Весь общественный дискурс потребления, по Бодрийяру, основывается на наивной антропологии рационального “homo economikus”, включающей идеи вещей (предметов потребления), потребностей и их удовлетворения. Этот дискурс всецело тавтологичен: с одной стороны, индивид приобретает некоторую вещь, потому что испытывает в ней потребность, а с другой — потребители “естественным образом” испытывают потребность именно в тех вещах, которые в настоящий момент предлагаются рынком. Доверчиво принимая очевидности повседневной жизни, действующие лица верят в “миф потребления”: в реальность субъекта, наделенного потребностями и противоположенного реальным вещам как источникам их удовлетворения. С точки зрения Бодрийяра, желательна деконструкция подобных “очевидностей” — к ним следует отнестись так же, как Фрейд относился к сновидениям: проанализировать их для того, чтобы раскрыть логику “первичного процесса”

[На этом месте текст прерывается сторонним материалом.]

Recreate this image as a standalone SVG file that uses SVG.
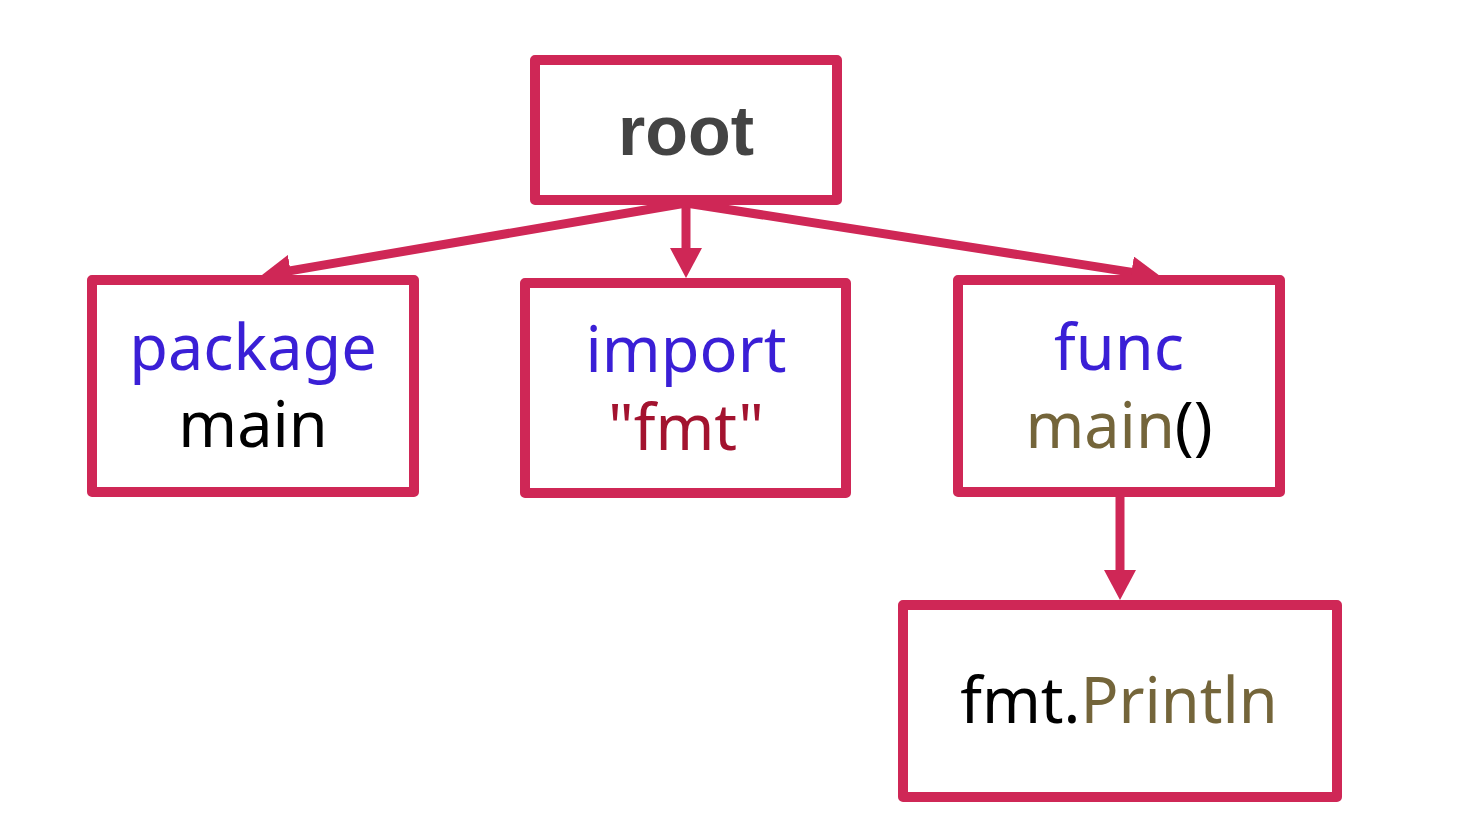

По мысли Бодрийяра, первичная характеристика предмета потребления вовсе не является его прикладной (прагматической) характеристикой, которая при определенных условиях дополняется еще и некоторой социальной его “нагруженностью” Действительная теория потребления должна основываться не на теории потребностей и их удовлетворения, а на теории социального означивания: социально-знаковая характеристика потребляемой вещи является для нее первично фундаментальной, а ее “полезность” выступает не более чем прагматическим подтверждением или даже прямой рационализацией. Эмпирически данная вещь в случайном наборе своих формы, цвета, материала и функций (а если это культурный артефакт, то и в своей эстетической определенности) является мифом; точнее говоря, она есть не что иное, как различные типы отношений и сигнификаций, которые, согласуясь между собой или противореча друг ДРУГУ> завязываются на ней как на неопределенном субстрате. С точки зрения Бодрийяра, фундаментальная социальная логика упорядочивает этот комплекс отношений, продуцируя “предустановленную гармонию” вещей и потребностей, на которой фундируется и природу которой скрывает доминирующий “дискурс потребления”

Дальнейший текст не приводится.